Почему против Мединского ведут постоянную войну? Потому что он эти ответы дает, и есть много тех, кому они не нравятся. А у него хватает упорства настаивать на том, чтобы эти ответы были такими, какие он считает правильными, а не такими, какие нравятся оппонентам страны.
Однажды Матвей Ганапольский сказал о своих коллегах с «Эха Москвы» примерно следующее: «Мы, как гномы, делаем свое дело. Наше дело – провокации». Только гномы в соответствующих сказках обычно заняты другими, более полезными делами. Они – специалисты в механике и производстве, что-нибудь куют, мастерят. А вот Ганопольский и очень многие другие его коллеги на «Эхе Москвы» (и не только) заняты тем, что мелко кусают – как клопы. Поэтому, пожалуй, точнее говорить о них не как о гномах, а как о клопах-провокаторах.
Всю передачу «Цена Победы» Дымарский свел к одному – что «цена победы» была слишком высока. «Слишком высока» – это значит, что сама Победа этой цены не стоила. А если не стоила – значит, лучше было не побеждать, а покориться и сдаться. И никакого «А нам сейчас нужна одна Победа. Одна на всех, мы за ценой не постоим». Это не для тех, кто работает на «Эхе».
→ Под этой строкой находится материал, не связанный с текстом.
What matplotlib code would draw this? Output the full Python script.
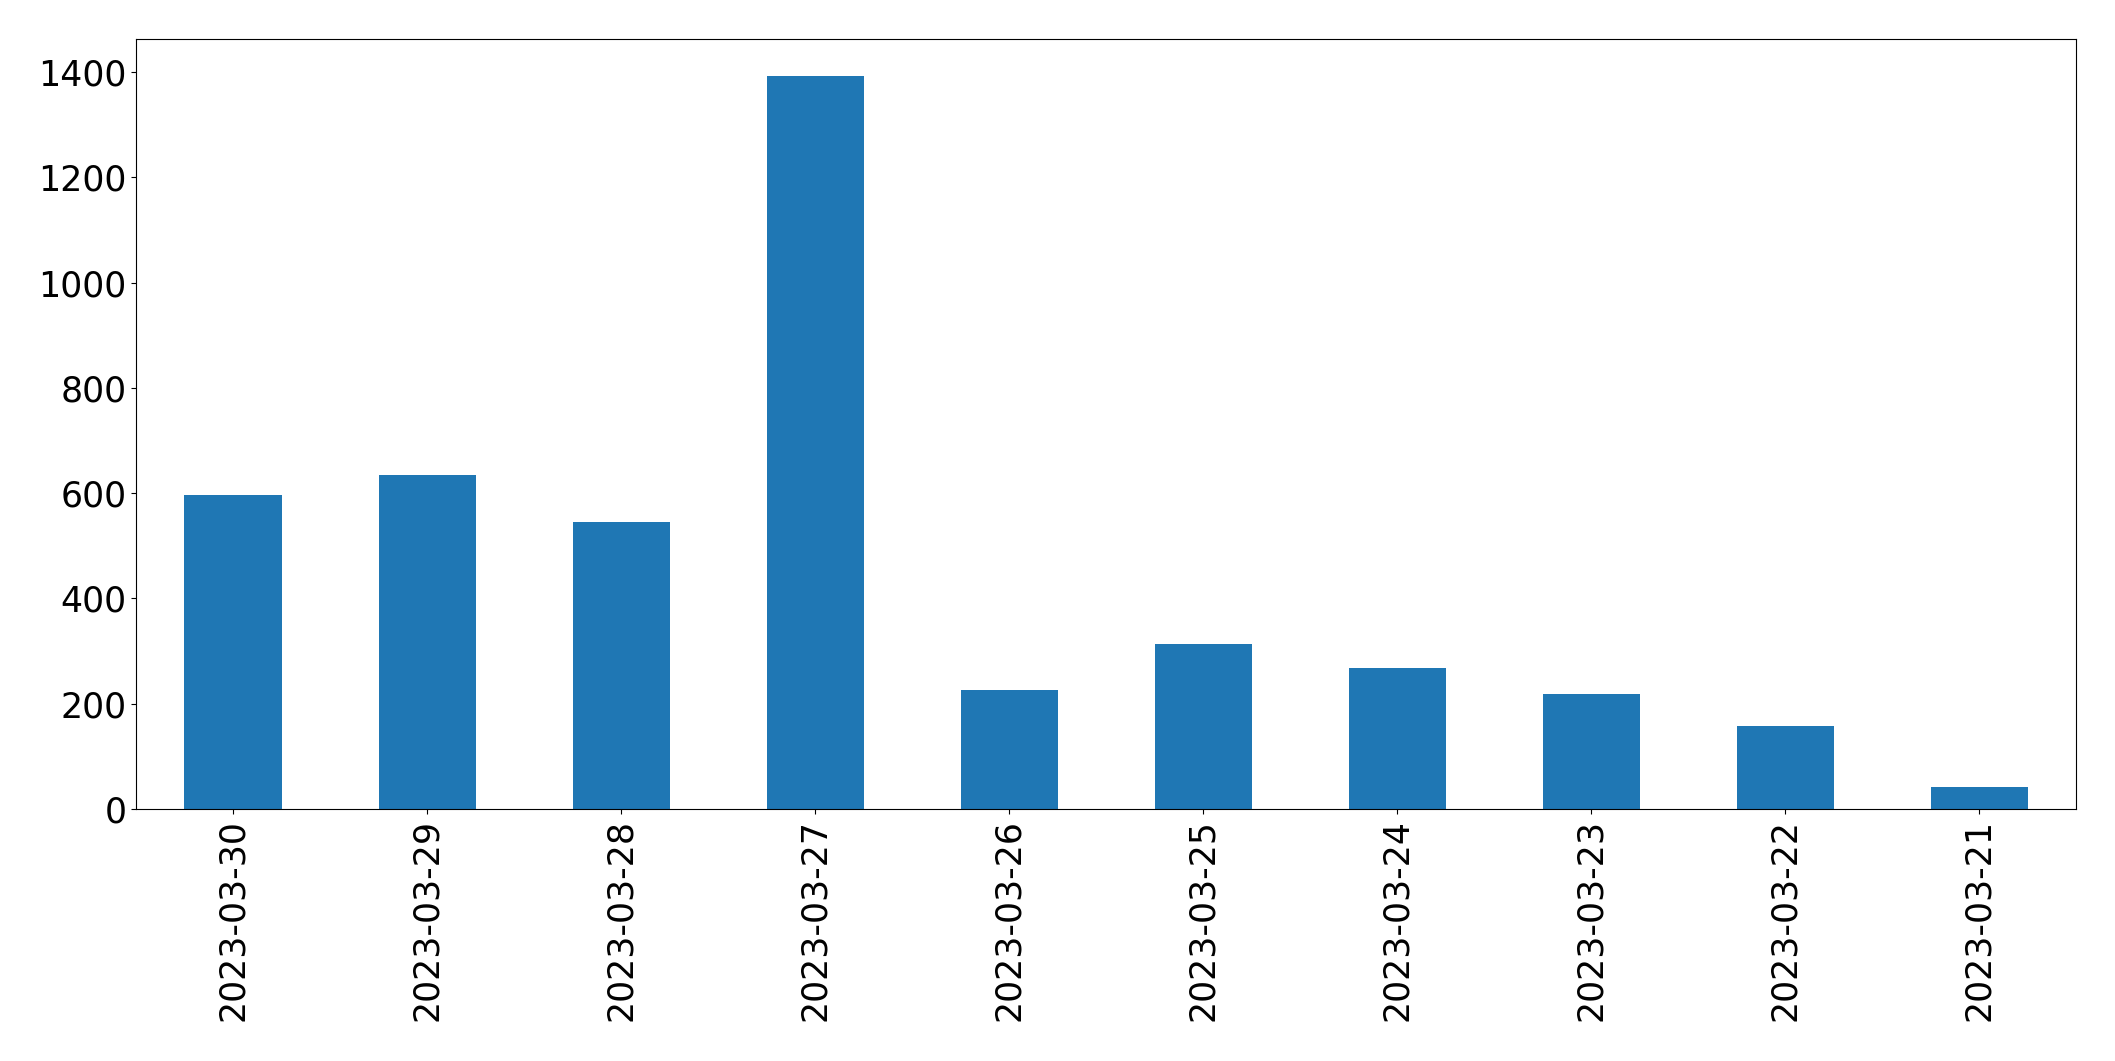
import matplotlib
matplotlib.use('Agg')
import matplotlib.pyplot as plt
import pandas as pd

dates = ['2023-03-30', '2023-03-29', '2023-03-28', '2023-03-27', '2023-03-26',
         '2023-03-25', '2023-03-24', '2023-03-23', '2023-03-22', '2023-03-21']
counts = [597, 635, 545, 1393, 226, 313, 268, 218, 158, 41]

s = pd.Series(counts, index=dates)

fig, ax = plt.subplots(figsize=(21.15, 10.61), dpi=100)
s.plot(kind='bar', ax=ax, color='#1f77b4')
ax.tick_params(axis='both', labelsize=25)
plt.subplots_adjust(left=0.0643, right=0.9816, top=0.9632, bottom=0.2375)
plt.savefig('out.png', dpi=100)
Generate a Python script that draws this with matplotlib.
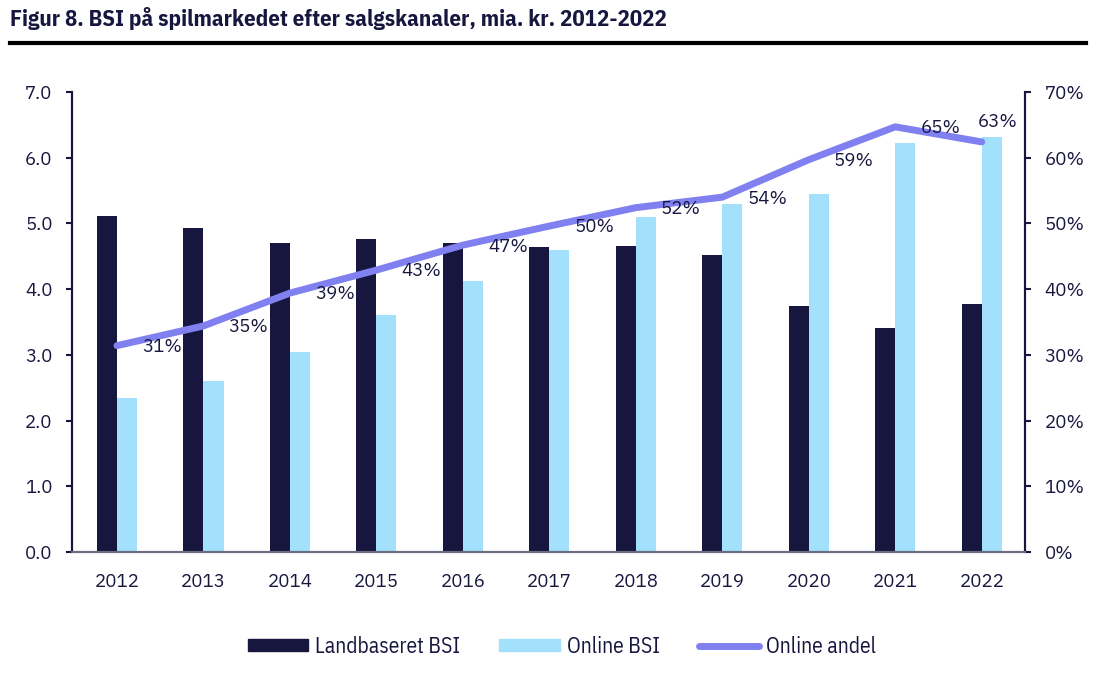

Победа тогда становится Великой, когда оплачена великой ценой. Если бы Германию летом 1941 года разгромили в те же сроки, в какие летом 1945 года разгромили Японию, то победу над Гитлером ценили бы не больше, чем сейчас ценят победу над Японией.
Акцентировка вопроса цены – это способ принизить эту Победу и попытка утвердить логику, согласно которой высокая цена за Победу снижает ценность последней или вообще ее обесценивает. Цена, отданная за Победу, – это и есть ценность Победы.
Но для тех, кто считает цену Победы слишком высокой, лучше было бы, чтобы страна не побеждала фашизм, а чтобы фашизм победил страну. Для них фашизм – это вообще лучше, чем Победа. Это, кстати, и называется оправданием фашизма.
…А самое главное в том споре по поводу Жданова, который вели Дымарский с Мединским, – это то, что первый сумел не дать сказать второму, что Жданов действительно не объедался пирожными, потому что он их не ел. И не мог есть, даже если бы их для него действительно выпекали: у него был диабет.